OverStrike control character

Harriet Riddle harjitmoe at outlook.com
Tue Jun 16 15:43:15 CDT 2020

> Your equivalence calls for <l, OVERSTRIKE, m> and
> > <m, OVERSTRIKE, l> to have the same advance width.
> > 
> Right, exactly. Why's that a problem?

Because with how things usually work currently (in something like Roman or Greek, at any rate), the text renderer will make space for the first character first, and then position any following combining diacritics in that space. That is to say, the anchor point is a point inside the space allocated for the base character, and the diacritics are positioned so their anchors are at that point. The combining diacritics themselves have zero advance width, and no space is allocated for them; in the absence of anchors, they just poke over the previous character and (somewhat optimistically) hope for the best.

So if, say, <OVS>m and <OVS>l were treated just as postfix combining diacritics are today, the m in l<OVS>m would significantly poke out of both sides of the space allocated for the l. Whereas m<OVS>l would not do that (since the space is allocated for the m, which is the wider of the two), and hence they wouldn't display the same way.

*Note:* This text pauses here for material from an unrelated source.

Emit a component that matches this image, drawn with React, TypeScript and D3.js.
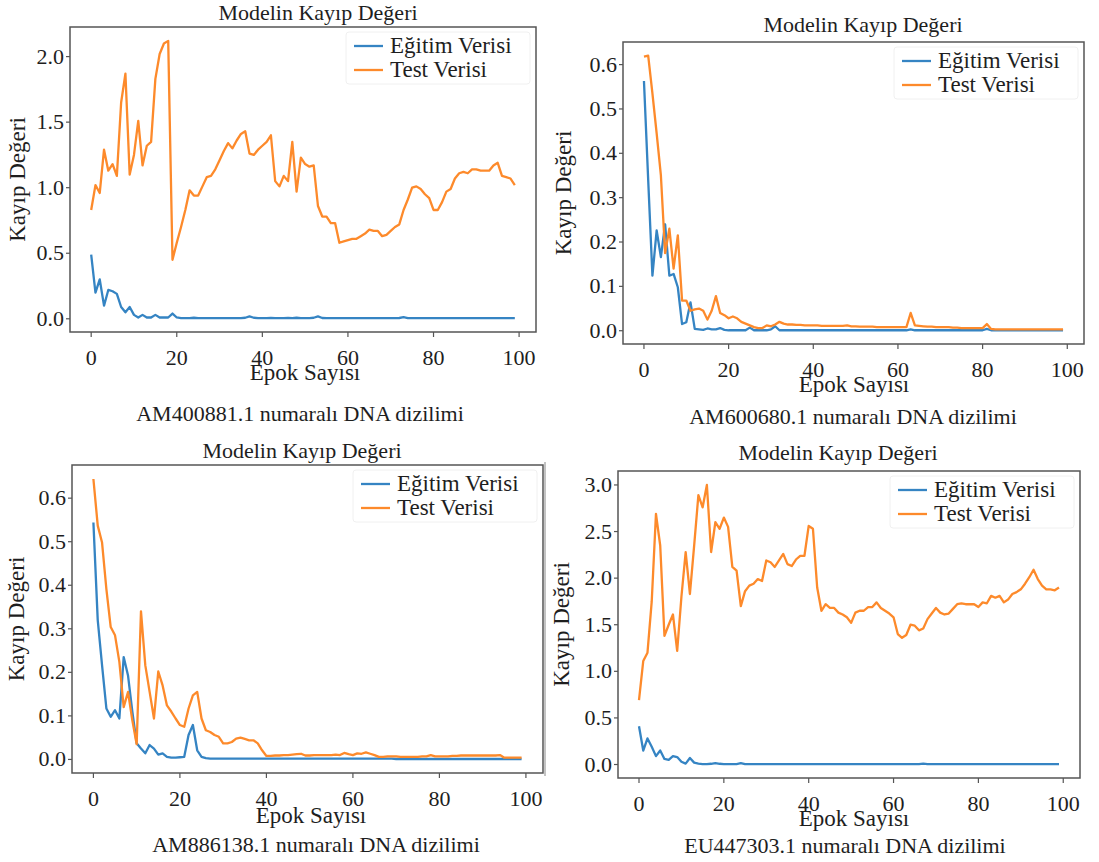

In terms of use of <BS> for this in e.g. 7-bit ASCII, this works only because the output device is using a fixed width font such as Courier, and so doesn't have to worry about this sort of thing.

Obviously, there are some existing exceptions to this being how combining characters work (e.g. some Tamil vowel marks actually display in-line before the base character, and so shove it forward in the line despite being encoded after it). But these exceptions pose an implementation burden, requiring the layout engine to actively support these scripts.